Let’s talk about lighting next! Since I opted for camel color sheets instead of my usual crisp white, I really wanted to add a healthy dose of white in other parts of our room. I also wanted to pair some wall sconces with big beautiful table lamps on our nightstands. I love that combo! I was hoping to use table lamps I already had, and knew I could figure something out with these that we bought for the Evergreen Sunroom. I loved the shape and size for my space, but the finish was not right. But that’s the easy part to change! Plaster to the rescue!
You can use any type of lamp for this project – try checking thrift stores! It’s definitely more about the shape and size than the finish. You can even use this technique on glossy, glazed lamps! Just start with a layer of white spray primer so the plaster has something to grip on to.
Start by taping off your cord and metal pieces on the lamp neck with blue painters tape. When doing this type of DIY it’s a good idea to take a little extra time on this step to ensure a crisp, clean line. A dead giveaway for any DIY project is messy brush marks where paint or plaster should not be!
Mix your dry plaster with water and stir until you have a consistency similar to pancake batter.

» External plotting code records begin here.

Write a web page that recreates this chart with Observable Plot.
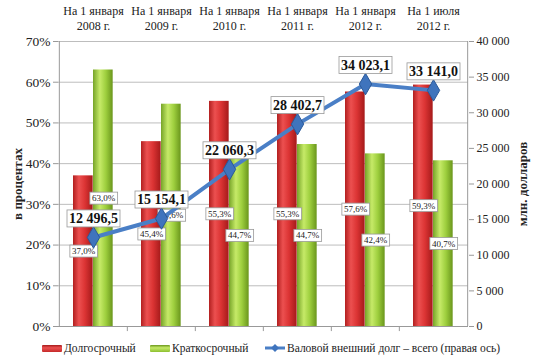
<!DOCTYPE html>
<html><head><meta charset="utf-8">
<script src="https://cdn.jsdelivr.net/npm/d3@7"></script>
<script src="https://cdn.jsdelivr.net/npm/@observablehq/plot@0.6"></script>
<style>
body{margin:0;background:#fff;font-family:"Liberation Serif",serif;}
#wrap{position:relative;width:535px;height:364px;}
#legend{position:absolute;left:0;top:338px;width:535px;height:24px;font-size:11.5px;color:#222;}
#legend .it{position:absolute;top:4px;display:flex;align-items:center;white-space:nowrap;}
.sw{display:inline-block;width:20px;height:7px;margin-right:2px;border-radius:1px;}
svg text{font-family:"Liberation Serif",serif;}
</style></head><body>
<div id="wrap"><div id="chart"></div><div id="legend"></div></div>
<script>
const categories = ["На 1 января\n2008 г.","На 1 января\n2009 г.","На 1 января\n2010 г.","На 1 января\n2011 г.","На 1 января\n2012 г.","На 1 июля\n2012 г."];
const longTerm = [37.0, 45.4, 55.3, 55.3, 57.6, 59.3];
const shortTerm = [63.0, 54.6, 44.7, 44.7, 42.4, 40.7];
const grossDebt = [12496.5, 15154.1, 22060.3, 28402.7, 34023.1, 33141.0];
const leftTicks = [0, 10, 20, 30, 40, 50, 60, 70];
const rightTicks = [0, 5000, 10000, 15000, 20000, 25000, 30000, 35000, 40000];
const seriesNames = ["Долгосрочный", "Краткосрочный", "Валовой внешний долг – всего (правая ось)"];

const LEFT_MAX = 70, RIGHT_MAX = 40000;
const toLeft = v => v * LEFT_MAX / RIGHT_MAX;
const loc = d3.formatLocale({decimal: ",", thousands: " ", grouping: [3], currency: ["", ""]});
const fmtDebt = loc.format(",.1f");
const fmtInt = loc.format(",d");
const fmtPct = loc.format(".1f");

const rows = categories.map((c, i) => ({cat: c, long: longTerm[i], short: shortTerm[i], debt: grossDebt[i]}));

const FONT = '"Liberation Serif", serif';
const W = 535, H = 338, mL = 58, mR = 67, mT = 41, mB = 12;
const bw = (W - mL - mR) / categories.length;

const chart = Plot.plot({
  width: W, height: H,
  marginLeft: mL, marginRight: mR, marginTop: mT, marginBottom: mB,
  style: {fontFamily: FONT, fontSize: "12px", color: "#222", background: "#fff"},
  x: {domain: categories, padding: 0, axis: null},
  y: {domain: [0, LEFT_MAX], axis: null},
  marks: [
    Plot.gridY(leftTicks, {stroke: "#bdbdbd", strokeOpacity: 1}),
    Plot.axisX({anchor: "top", tickSize: 0, tickPadding: 12, fontSize: 12, lineHeight: 1.2, label: null}),
    Plot.axisY(leftTicks, {anchor: "left", tickSize: 5, tickPadding: 3, tickFormat: d => d + "%", stroke: "#999", fontSize: 13.5,
      label: "в процентах", labelAnchor: "center", labelOffset: 46, labelArrow: false}),
    Plot.axisY(rightTicks.map(toLeft), {anchor: "right", tickSize: 5, tickPadding: 3, tickFormat: d => fmtInt(Math.round(d * RIGHT_MAX / LEFT_MAX)), stroke: "#999", fontSize: 12,
      label: "млн. долларов", labelAnchor: "center", labelOffset: 58, labelArrow: false}),
    Plot.ruleX([categories[0]], {dx: -bw / 2, stroke: "#999"}),
    Plot.ruleX([categories[categories.length - 1]], {dx: bw / 2, stroke: "#999"}),
    Plot.ruleX(categories.slice(1), {dx: -bw / 2, y1: 0, y2: -1.25, stroke: "#999"}),
    Plot.ruleY([0], {stroke: "#999"}),
    Plot.barY(rows, {x: "cat", y: "long", fill: "url(#gradRed)", insetLeft: 14, insetRight: bw - 34}),
    Plot.barY(rows, {x: "cat", y: "short", fill: "url(#gradGreen)", insetLeft: 34, insetRight: bw - 54}),
    Plot.text(rows, {x: "cat", y: d => d.long / 2, text: d => fmtPct(d.long) + "%", dx: -10, fontSize: 9, fill: "#222"}),
    Plot.text(rows, {x: "cat", y: d => d.short / 2, text: d => fmtPct(d.short) + "%", dx: 10, fontSize: 9, fill: "#222"}),
    Plot.line(rows, {x: "cat", y: d => toLeft(d.debt), stroke: "#4a7fc6", strokeWidth: 4}),
    Plot.dot(rows, {x: "cat", y: d => toLeft(d.debt), symbol: "diamond", r: 6.5, fill: "#3f74bd", stroke: "#2b5a9a", strokeWidth: 1}),
    Plot.text(rows, {x: "cat", y: d => toLeft(d.debt), text: d => fmtDebt(d.debt), dy: -19, fontSize: 14, fontWeight: "bold", fill: "#111"})
  ]
});

document.getElementById("chart").appendChild(chart);

const ns = "http://www.w3.org/2000/svg";
const defs = document.createElementNS(ns, "defs");
function grad(id, stops) {
  const g = document.createElementNS(ns, "linearGradient");
  g.setAttribute("id", id);
  g.setAttribute("x1", "0"); g.setAttribute("y1", "0");
  g.setAttribute("x2", "1"); g.setAttribute("y2", "0");
  stops.forEach(([o, c]) => {
    const s = document.createElementNS(ns, "stop");
    s.setAttribute("offset", o); s.setAttribute("stop-color", c);
    g.appendChild(s);
  });
  defs.appendChild(g);
}
grad("gradRed", [["0", "#b21f1f"], ["0.3", "#ec5050"], ["0.6", "#dc3434"], ["1", "#a51a1a"]]);
grad("gradGreen", [["0", "#76a428"], ["0.35", "#c6ea68"], ["0.65", "#9ecf3e"], ["1", "#6a961c"]]);
chart.insertBefore(defs, chart.firstChild);

chart.querySelectorAll('g[aria-label="y-axis label"] text').forEach(t => {
  t.setAttribute("font-weight", "bold"); t.setAttribute("font-size", "13");
});

chart.querySelectorAll('g[aria-label="text"]').forEach(g => {
  g.querySelectorAll("text").forEach(t => {
    const b = t.getBBox();
    const tr = t.getAttribute("transform");
    const r = document.createElementNS(ns, "rect");
    const p = 2;
    r.setAttribute("x", b.x - p); r.setAttribute("y", b.y - p + 1);
    r.setAttribute("width", b.width + 2 * p); r.setAttribute("height", b.height + 2 * p - 2);
    r.setAttribute("fill", "#fff"); r.setAttribute("stroke", "#999"); r.setAttribute("stroke-width", "0.8");
    if (tr) r.setAttribute("transform", tr);
    t.parentNode.insertBefore(r, t);
  });
});

const legend = document.getElementById("legend");
const items = [
  {left: 42, html: '<span class="sw" style="background:linear-gradient(#a51a1a,#ec5050 40%,#c42a2a)"></span>' + seriesNames[0]},
  {left: 150, html: '<span class="sw" style="background:linear-gradient(#6a961c,#c6ea68 40%,#8cbf30)"></span>' + seriesNames[1]},
  {left: 265, html: '<svg width="20" height="10" style="margin-right:2px"><line x1="0" y1="5" x2="20" y2="5" stroke="#4a7fc6" stroke-width="3"/><path d="M10,1 L14,5 L10,9 L6,5Z" fill="#3f74bd"/></svg>' + seriesNames[2]}
];
items.forEach(it => {
  const d = document.createElement("div");
  d.className = "it"; d.style.left = it.left + "px"; d.innerHTML = it.html;
  legend.appendChild(d);
});
</script>
</body></html>
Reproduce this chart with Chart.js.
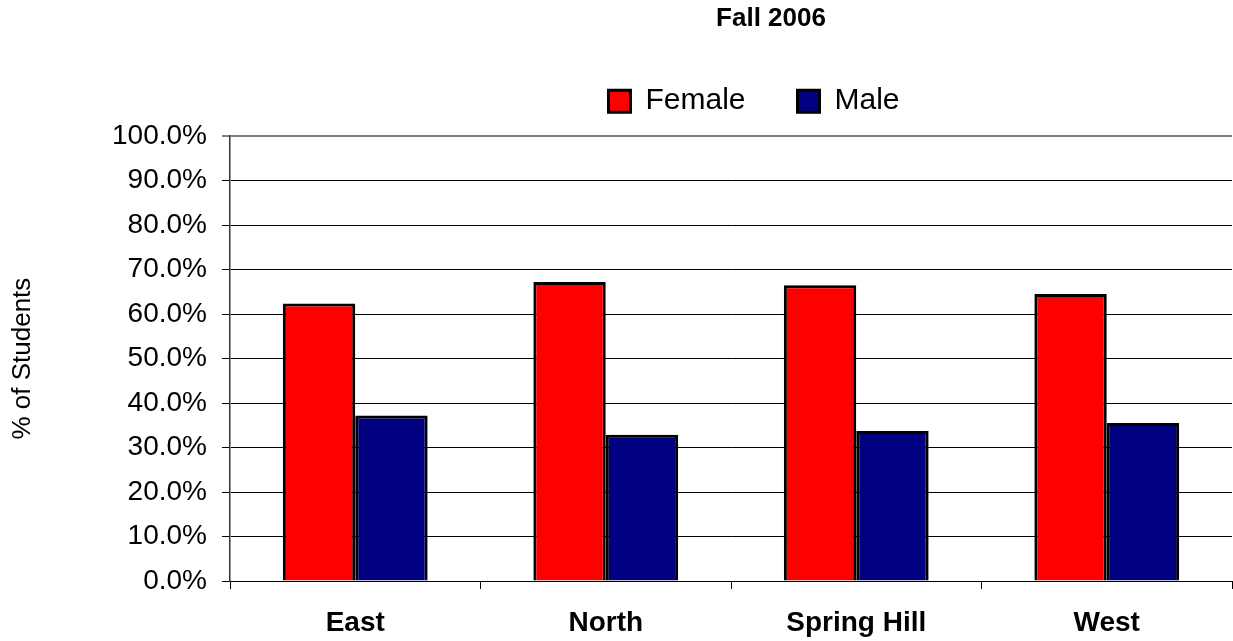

Using a 2″ angled brush, start applying your plaster in a single thin coat. You will need to work relatively quickly. Wet plaster has about a 10 minute window before it starts to harden. As the plaster starts to harder, it’s easy to use your brush to sort of “dab” away any paint lines and add a little bit of texture to the finish.
I like how these lamps looked here, after just one coat and was really tempted to stop here. But I wanted a solid, almost cast plaster look, so I kept going with a second coat and light third coat for full coverage!
On my final coat, before the plaster dried, I used just water on my brush to sort of wet sand the plaster and smooth out any rough parts or brush marks. You can seal with a Polycrylic sealer or a wax to protect your raw plaster after it has completely dried. And if you want to see a video tutorial of this DIY, I posted a step-by-step on my Instagram stories in a saved highlight called “Plaster Lamp.”
Here’s the finished result! I love to subtle texture and imperfections! I replaced the original lamp shade with this Empire style linen shade, which has a more exaggerated cone shape that I’m really loving again after years of using mostly drum shades!
We put together a round up of some ceramic table lamps here that I really love as-is but that I think would also look great with this plaster tutorial. I usually gravitate toward a gourd style lamp, where the base is at least 50% as wide as the shade diameter, ideally even more than that, but absolutely feel free to get creative on the shape!